%%

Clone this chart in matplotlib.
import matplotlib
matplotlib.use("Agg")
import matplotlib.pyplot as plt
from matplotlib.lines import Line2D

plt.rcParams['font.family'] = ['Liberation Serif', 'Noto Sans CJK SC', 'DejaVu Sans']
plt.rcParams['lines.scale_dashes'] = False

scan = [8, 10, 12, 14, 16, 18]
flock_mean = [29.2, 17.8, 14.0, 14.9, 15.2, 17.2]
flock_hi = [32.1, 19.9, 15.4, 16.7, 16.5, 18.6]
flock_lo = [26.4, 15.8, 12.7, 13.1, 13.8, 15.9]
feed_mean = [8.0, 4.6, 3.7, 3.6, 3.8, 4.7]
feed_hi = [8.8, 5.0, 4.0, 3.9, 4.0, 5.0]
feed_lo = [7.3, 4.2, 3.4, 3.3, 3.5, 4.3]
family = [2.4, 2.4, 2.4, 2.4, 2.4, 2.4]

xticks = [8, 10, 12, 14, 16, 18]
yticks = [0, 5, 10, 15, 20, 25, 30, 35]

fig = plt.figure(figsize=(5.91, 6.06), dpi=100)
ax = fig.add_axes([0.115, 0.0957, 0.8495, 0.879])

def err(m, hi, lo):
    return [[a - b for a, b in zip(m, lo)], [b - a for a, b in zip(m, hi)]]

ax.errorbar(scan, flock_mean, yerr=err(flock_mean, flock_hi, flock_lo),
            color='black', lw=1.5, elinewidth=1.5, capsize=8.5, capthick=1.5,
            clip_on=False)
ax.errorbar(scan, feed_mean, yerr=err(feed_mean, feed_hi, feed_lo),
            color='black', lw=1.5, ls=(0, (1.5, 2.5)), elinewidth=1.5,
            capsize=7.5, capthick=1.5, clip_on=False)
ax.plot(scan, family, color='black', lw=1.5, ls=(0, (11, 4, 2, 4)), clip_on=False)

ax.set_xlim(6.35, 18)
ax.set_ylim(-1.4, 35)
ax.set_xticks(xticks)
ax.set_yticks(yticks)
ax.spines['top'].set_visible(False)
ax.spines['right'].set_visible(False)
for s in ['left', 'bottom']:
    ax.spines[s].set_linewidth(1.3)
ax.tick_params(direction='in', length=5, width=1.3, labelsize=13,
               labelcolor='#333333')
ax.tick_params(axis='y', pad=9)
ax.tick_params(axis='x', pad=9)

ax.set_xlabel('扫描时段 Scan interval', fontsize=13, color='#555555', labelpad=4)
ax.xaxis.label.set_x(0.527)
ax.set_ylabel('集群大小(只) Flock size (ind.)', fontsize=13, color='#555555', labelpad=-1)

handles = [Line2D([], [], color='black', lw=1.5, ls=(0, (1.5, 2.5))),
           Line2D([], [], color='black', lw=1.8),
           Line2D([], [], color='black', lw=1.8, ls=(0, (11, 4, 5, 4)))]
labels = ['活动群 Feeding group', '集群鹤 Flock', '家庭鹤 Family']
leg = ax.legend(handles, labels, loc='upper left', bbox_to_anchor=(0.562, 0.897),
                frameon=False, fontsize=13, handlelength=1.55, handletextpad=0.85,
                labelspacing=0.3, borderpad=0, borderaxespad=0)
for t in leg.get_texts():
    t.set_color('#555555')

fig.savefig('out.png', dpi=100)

%%
%%

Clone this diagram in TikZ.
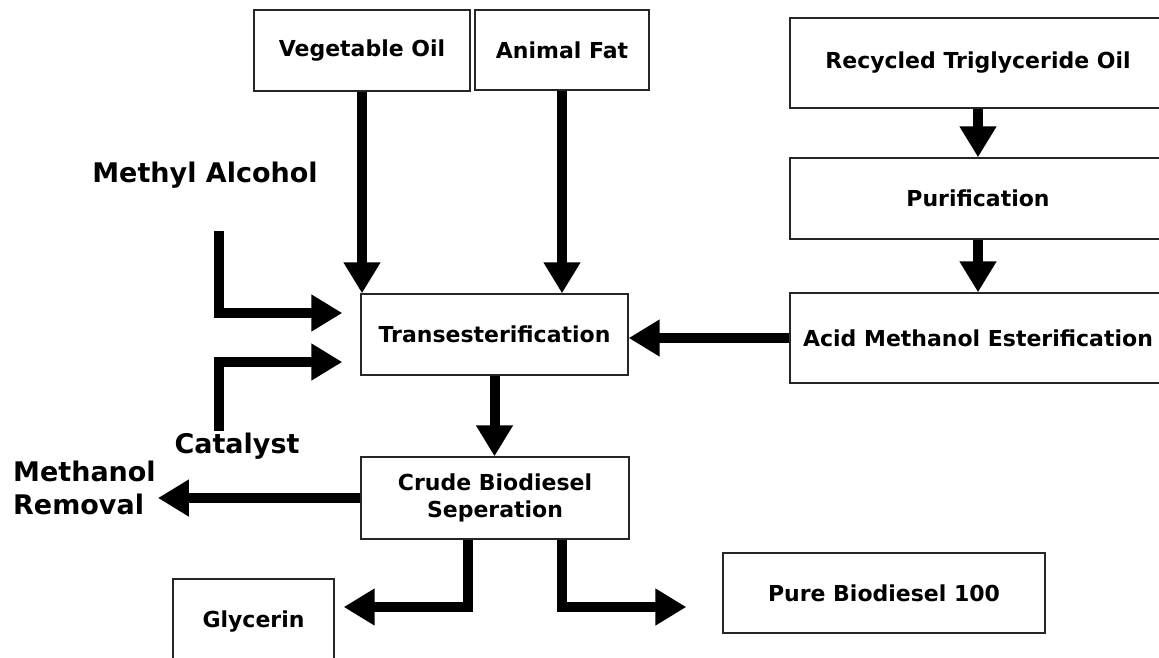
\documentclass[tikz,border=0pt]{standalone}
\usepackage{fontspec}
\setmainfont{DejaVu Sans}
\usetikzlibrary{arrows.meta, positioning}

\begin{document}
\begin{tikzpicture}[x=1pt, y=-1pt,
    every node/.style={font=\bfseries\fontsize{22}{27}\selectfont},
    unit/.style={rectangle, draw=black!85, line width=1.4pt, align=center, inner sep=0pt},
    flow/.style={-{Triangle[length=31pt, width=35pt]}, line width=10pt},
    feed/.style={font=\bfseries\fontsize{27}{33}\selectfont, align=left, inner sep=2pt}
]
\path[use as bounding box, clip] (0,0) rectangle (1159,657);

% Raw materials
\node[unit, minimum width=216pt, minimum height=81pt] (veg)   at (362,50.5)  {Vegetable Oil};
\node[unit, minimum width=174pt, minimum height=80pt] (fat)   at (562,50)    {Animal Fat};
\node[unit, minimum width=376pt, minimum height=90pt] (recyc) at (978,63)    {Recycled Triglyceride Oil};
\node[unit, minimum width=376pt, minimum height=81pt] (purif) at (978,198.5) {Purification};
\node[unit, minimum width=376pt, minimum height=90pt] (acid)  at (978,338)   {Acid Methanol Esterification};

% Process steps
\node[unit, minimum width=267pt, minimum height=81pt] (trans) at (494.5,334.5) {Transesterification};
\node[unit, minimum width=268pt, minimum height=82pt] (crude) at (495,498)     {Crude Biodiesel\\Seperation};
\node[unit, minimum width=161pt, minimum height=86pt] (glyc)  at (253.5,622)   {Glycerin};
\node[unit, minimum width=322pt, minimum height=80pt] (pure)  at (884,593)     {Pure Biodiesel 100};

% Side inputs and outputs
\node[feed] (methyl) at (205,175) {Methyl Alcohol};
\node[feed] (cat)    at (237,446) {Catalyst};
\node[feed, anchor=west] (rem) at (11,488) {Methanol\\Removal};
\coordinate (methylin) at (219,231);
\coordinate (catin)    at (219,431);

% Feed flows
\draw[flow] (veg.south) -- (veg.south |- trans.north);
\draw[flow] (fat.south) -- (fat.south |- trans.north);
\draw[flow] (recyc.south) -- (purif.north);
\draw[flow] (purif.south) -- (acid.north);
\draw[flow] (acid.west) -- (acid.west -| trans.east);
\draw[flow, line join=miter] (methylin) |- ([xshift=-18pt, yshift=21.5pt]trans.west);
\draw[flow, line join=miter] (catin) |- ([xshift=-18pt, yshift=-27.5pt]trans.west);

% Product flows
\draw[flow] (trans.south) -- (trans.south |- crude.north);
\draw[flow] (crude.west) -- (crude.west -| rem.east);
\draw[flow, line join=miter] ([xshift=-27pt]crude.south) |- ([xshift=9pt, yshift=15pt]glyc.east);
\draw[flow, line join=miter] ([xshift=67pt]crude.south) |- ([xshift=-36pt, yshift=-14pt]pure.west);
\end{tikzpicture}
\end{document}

%%
%%

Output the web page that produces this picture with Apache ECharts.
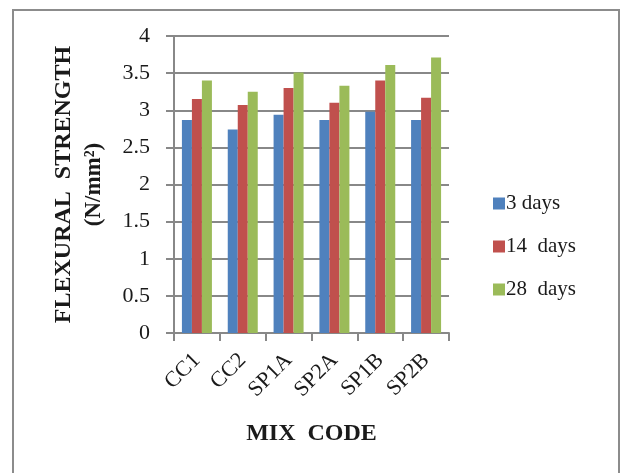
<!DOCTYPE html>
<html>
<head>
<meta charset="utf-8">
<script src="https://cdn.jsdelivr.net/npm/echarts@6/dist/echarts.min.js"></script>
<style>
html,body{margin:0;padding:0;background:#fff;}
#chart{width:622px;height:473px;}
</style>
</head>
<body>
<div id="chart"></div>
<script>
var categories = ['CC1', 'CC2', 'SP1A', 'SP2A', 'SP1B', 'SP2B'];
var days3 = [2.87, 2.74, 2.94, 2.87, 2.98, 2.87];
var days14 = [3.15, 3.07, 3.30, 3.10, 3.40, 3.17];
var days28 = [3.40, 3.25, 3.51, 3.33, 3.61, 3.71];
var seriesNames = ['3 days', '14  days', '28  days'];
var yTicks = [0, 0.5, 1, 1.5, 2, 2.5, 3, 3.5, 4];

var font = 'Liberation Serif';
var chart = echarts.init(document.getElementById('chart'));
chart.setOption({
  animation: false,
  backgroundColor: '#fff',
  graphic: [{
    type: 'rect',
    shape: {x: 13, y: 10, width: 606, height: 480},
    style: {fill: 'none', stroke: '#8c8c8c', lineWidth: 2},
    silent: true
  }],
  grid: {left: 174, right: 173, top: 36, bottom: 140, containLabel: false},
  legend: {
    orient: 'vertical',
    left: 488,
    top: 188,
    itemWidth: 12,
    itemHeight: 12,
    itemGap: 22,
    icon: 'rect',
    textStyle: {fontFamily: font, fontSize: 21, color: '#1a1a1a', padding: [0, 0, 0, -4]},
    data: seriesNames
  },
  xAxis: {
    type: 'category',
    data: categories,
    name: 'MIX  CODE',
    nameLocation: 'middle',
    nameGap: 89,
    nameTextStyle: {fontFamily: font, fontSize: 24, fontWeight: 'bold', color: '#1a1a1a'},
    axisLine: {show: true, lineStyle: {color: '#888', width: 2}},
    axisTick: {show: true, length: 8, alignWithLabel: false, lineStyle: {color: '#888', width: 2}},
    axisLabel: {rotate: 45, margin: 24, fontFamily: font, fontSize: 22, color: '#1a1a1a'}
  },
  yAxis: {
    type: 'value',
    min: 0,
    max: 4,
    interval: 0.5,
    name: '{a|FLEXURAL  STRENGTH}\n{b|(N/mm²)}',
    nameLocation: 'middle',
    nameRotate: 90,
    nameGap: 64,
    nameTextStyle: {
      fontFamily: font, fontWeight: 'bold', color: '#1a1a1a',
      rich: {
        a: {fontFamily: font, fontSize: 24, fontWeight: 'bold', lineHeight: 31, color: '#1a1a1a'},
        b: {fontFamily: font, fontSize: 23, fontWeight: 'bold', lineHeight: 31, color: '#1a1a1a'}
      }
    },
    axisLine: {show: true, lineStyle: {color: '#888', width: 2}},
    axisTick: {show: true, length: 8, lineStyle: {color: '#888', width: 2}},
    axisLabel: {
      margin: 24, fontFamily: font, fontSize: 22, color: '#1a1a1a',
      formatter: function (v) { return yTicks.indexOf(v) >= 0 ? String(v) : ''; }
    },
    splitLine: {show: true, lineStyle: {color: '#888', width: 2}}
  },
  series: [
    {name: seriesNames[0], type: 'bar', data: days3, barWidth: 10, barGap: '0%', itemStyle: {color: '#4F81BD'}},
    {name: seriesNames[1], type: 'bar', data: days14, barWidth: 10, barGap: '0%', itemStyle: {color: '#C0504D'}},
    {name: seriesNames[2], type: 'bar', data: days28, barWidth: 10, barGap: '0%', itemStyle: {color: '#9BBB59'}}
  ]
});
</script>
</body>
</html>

%%

◆ REQUIREMENT ◆
Exclude any pictures, and restate word for word the lines from the one containing "Clone this diagram in TikZ." through the one containing "(0,0) rectangle (1159,657);", both included.

◆ RESULT ◆
Clone this diagram in TikZ.
\documentclass[tikz,border=0pt]{standalone}
\usepackage{fontspec}
\setmainfont{DejaVu Sans}
\usetikzlibrary{arrows.meta, positioning}

\begin{document}
\begin{tikzpicture}[x=1pt, y=-1pt,
    every node/.style={font=\bfseries\fontsize{22}{27}\selectfont},
    unit/.style={rectangle, draw=black!85, line width=1.4pt, align=center, inner sep=0pt},
    flow/.style={-{Triangle[length=31pt, width=35pt]}, line width=10pt},
    feed/.style={font=\bfseries\fontsize{27}{33}\selectfont, align=left, inner sep=2pt}
]
\path[use as bounding box, clip] (0,0) rectangle (1159,657);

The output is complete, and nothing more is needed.